Bock's behaviour in prison was exemplary, and she was released on probation in early February 1912 notwithstanding her "habitual criminal" status. Upon her release, Amy Bock worked at a New Plymouth retirement home and subsequently as a housemaid in the small town of Mokau. She also assisted the teachers of the local schools and became a popular member of the community. She married Charles Christofferson, a Swedish immigrant and ferryman, in November 1914. As a result of her marriage, she was granted an unconditional discharge from her probation in 1915. However, due to Bock's indebtedness, the marriage foundered within that year.

In March 1917, Bock appeared before the New Plymouth Magistrates Court on further fraud charges. She admitted having obtained fifteen pounds from a local flax mill manager for the purchase of a piano on false pretences. Her barrister successfully argued that a fine should be imposed instead of a prison sentence, in view of her good character since her previous release from prison, and she was fined ten pounds plus court costs. She lived quietly in Mokau for a few years after, known locally for her talents as a musician. In around 1925 she moved to Hamilton where she may have worked for a time as a cook in a Salvation Army home. It was not until 1931, fourteen years after her previous court appearance and at the age of 71, that she appeared again on five charges of obtaining money by false pretences. She was described in newspaper reports as "a faded old lady in a dove grey alpaca cloth costume with a drooping hat of lace straw, grey gloves". As usual, she pled guilty on all charges. Although estranged from her husband, she was still using the name Christofferson at this time.
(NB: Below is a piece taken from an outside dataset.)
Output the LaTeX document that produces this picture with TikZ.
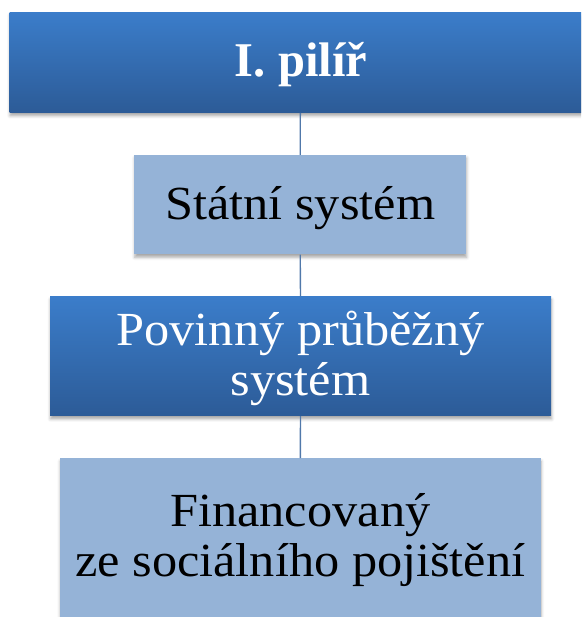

Bock was given a two-year probationary sentence in October 1931, conditional on her residence at a Salvation Army home supervised by Annie Gordon. There are no records of her time there and it is not known where or how she spent the final years of her life. Bock died in Auckland on 29 August 1943 and was buried in an unmarked grave in Pukekohe Public Cemetery.

==Legacy==
Some modern commentators have suggested that Bock may have been an early feminist, or that the "Percy Redwood" masquerade indicated that she was attracted to women. In support of the latter theory, there is evidence that she often gave the proceeds of her frauds to servant girls or female friends. On the other hand, Agnes Ottway quickly had the marriage annulled when she found out her "husband's" actual gender, and there is no other evidence of Bock having romantic relationships with women. It is unclear what Bock's long-term plan was, but historians think it was unlikely that she was planning to remain with Ottaway; she may have been planning to abscond shortly after the wedding with jewellery and other items obtained on credit. Any potential homosexual connotations were largely ignored by newspapers at the time; the media instead treated the idea of a marriage between two women as absurd or humorous.
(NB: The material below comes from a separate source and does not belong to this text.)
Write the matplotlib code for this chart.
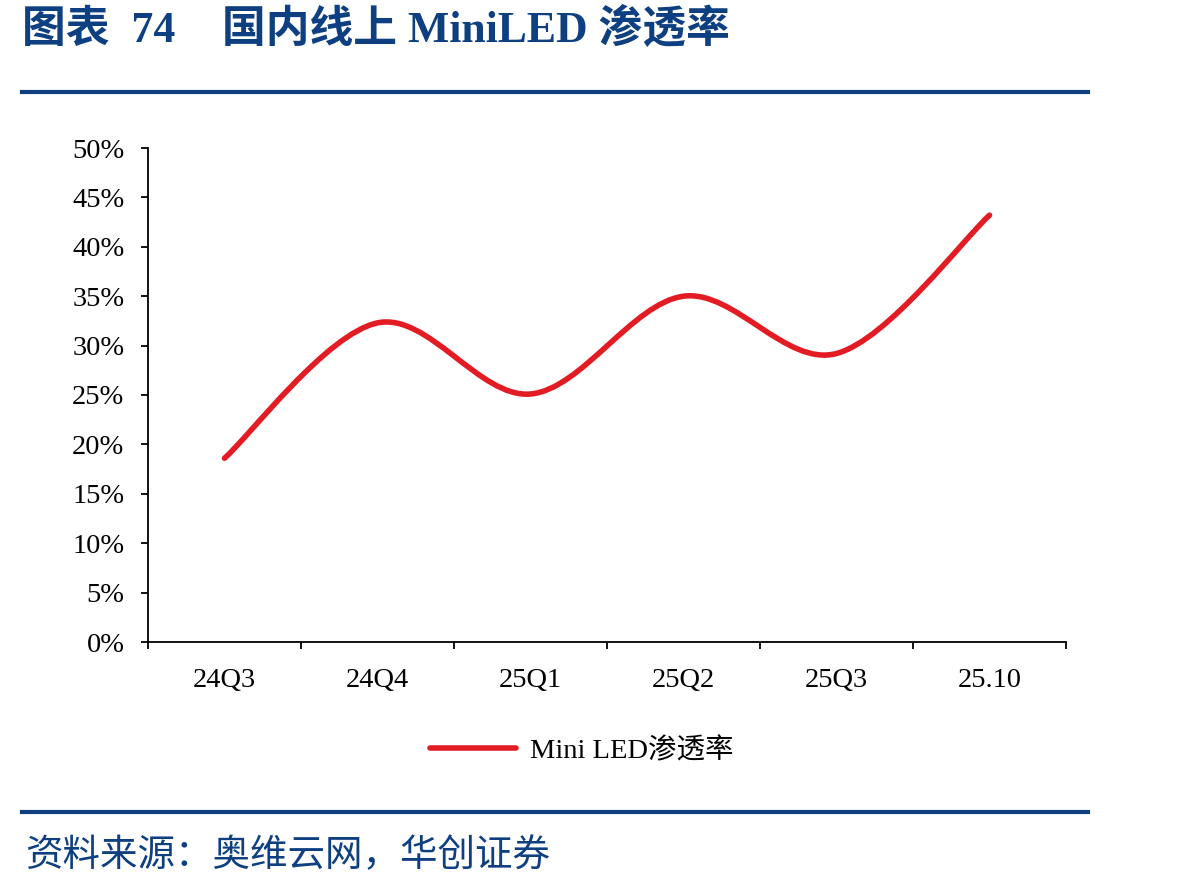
import matplotlib
matplotlib.use("Agg")
import matplotlib.pyplot as plt
from matplotlib.path import Path
from matplotlib.patches import PathPatch
from matplotlib.lines import Line2D
from matplotlib.ticker import FuncFormatter, MultipleLocator, FixedLocator

# data
categories = ["24Q3", "24Q4", "25Q1", "25Q2", "25Q3", "25.10"]
penetration = [0.186, 0.323, 0.251, 0.350, 0.292, 0.432]

title_left = "图表  74"
title_right = "国内线上 MiniLED 渗透率"
series_name = "Mini LED渗透率"
source_text = "资料来源：奥维云网，华创证券"

NAVY = "#0E3F80"
RED = "#E31B23"
FONTS = ["Liberation Serif", "Noto Sans CJK SC"]


def smooth_path(xs, ys):
    """Excel-style smoothed line: cubic Bezier through every point."""
    pts = list(zip(xs, ys))
    ext = [pts[0]] + pts + [pts[-1]]
    verts = [pts[0]]
    codes = [Path.MOVETO]
    for i in range(1, len(ext) - 2):
        p0, p1, p2, p3 = ext[i - 1], ext[i], ext[i + 1], ext[i + 2]
        c1 = (p1[0] + (p2[0] - p0[0]) / 6, p1[1] + (p2[1] - p0[1]) / 6)
        c2 = (p2[0] - (p3[0] - p1[0]) / 6, p2[1] - (p3[1] - p1[1]) / 6)
        verts += [c1, c2, p2]
        codes += [Path.CURVE4] * 3
    return Path(verts, codes)


fig = plt.figure(figsize=(11.98, 8.89), dpi=100)
ax = fig.add_axes([148 / 1198, 1 - 642 / 889, (1066 - 148) / 1198, (642 - 148) / 889])

x = list(range(len(categories)))
patch = PathPatch(smooth_path(x, penetration), fill=False, edgecolor=RED,
                  linewidth=4, capstyle="round", joinstyle="round")
ax.add_patch(patch)

ax.set_xlim(-0.5, len(categories) - 0.5)
ax.set_ylim(0, 0.5)
ax.yaxis.set_major_locator(MultipleLocator(0.05))
ax.yaxis.set_major_formatter(FuncFormatter(lambda v, _: f"{v * 100:.0f}%"))
ax.set_xticks(x)
ax.set_xticklabels(categories)
ax.xaxis.set_minor_locator(FixedLocator([i - 0.5 for i in range(len(categories) + 1)]))

for s in ["top", "right"]:
    ax.spines[s].set_visible(False)
for s in ["left", "bottom"]:
    ax.spines[s].set_linewidth(1.3)
    ax.spines[s].set_color("black")

ax.tick_params(axis="y", direction="out", length=5, width=1.3, pad=12,
               labelsize=20.5)
ax.tick_params(axis="x", which="major", length=0, pad=19, labelsize=20.5)
ax.tick_params(axis="x", which="minor", direction="out", length=5, width=1.3)
for lbl in ax.get_xticklabels() + ax.get_yticklabels():
    lbl.set_family("Liberation Serif")

handle = Line2D([], [], color=RED, linewidth=4, solid_capstyle="round")
fig.legend([handle], [series_name], loc="center",
           bbox_to_anchor=(582 / 1198, 1 - 751 / 889), frameon=False,
           handlelength=3.0, handletextpad=0.5,
           prop={"family": FONTS, "size": 20.5})

# header and footer
fig.text(22 / 1198, 1 - 30 / 889, title_left, color=NAVY, fontsize=31.5,
         fontweight="bold", family=FONTS, va="center", ha="left")
fig.text(222 / 1198, 1 - 30 / 889, title_right, color=NAVY, fontsize=31.5,
         fontweight="bold", family=FONTS, va="center", ha="left")
fig.add_artist(Line2D([22 / 1198, 1088 / 1198], [1 - 92 / 889] * 2,
                      color=NAVY, linewidth=3))
fig.add_artist(Line2D([22 / 1198, 1088 / 1198], [1 - 812 / 889] * 2,
                      color=NAVY, linewidth=3))
fig.text(25 / 1198, 1 - 856 / 889, source_text, color=NAVY, fontsize=27,
         family=FONTS, va="center", ha="left")

fig.savefig("out.png", dpi=100)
Fiona Farrell wrote a play in 1982 about Bock called In Confidence: Dialogues with Amy Bock. It was written for the Women's Studies Association conference that year, and premiered at the BATS Theatre in Wellington. In 1997 New Zealand playwright Julie McKee, then a recent drama school graduate, wrote a play called The Adventures of Amy Bock, which was professionally staged at Yale Repertory Theatre. A review for Variety was critical of the play, saying McKee "does not make Bock's adventures as involving as they could be".

In October 1985, BBC Radio 4 broadcast an hourlong Afternoon Play by Bruce Stewart about Bock titled 'A Bloke Like Amy'.

In 2009, to mark the centenary of the Redwood-Ottaway marriage, South Otago Museum organised various events including a re-enactment of the wedding with the audience encouraged to wear period costume, an afternoon tea and a brass band concert. More than 300 people attended the re-enactment. Her great-niece, textile artist Lynne Johnson, and New Zealand artist Fiona Clark also hosted a multimedia art exhibition with works relating to Bock and her life at the South Otago Creative Arts Centre. Clark's grandfather had met Bock while she was living in Mokau, and Clark has said that she has been fascinated by Bock's story since she was 14.

In 2010, historian Jenny Coleman published a comprehensive biography of Bock.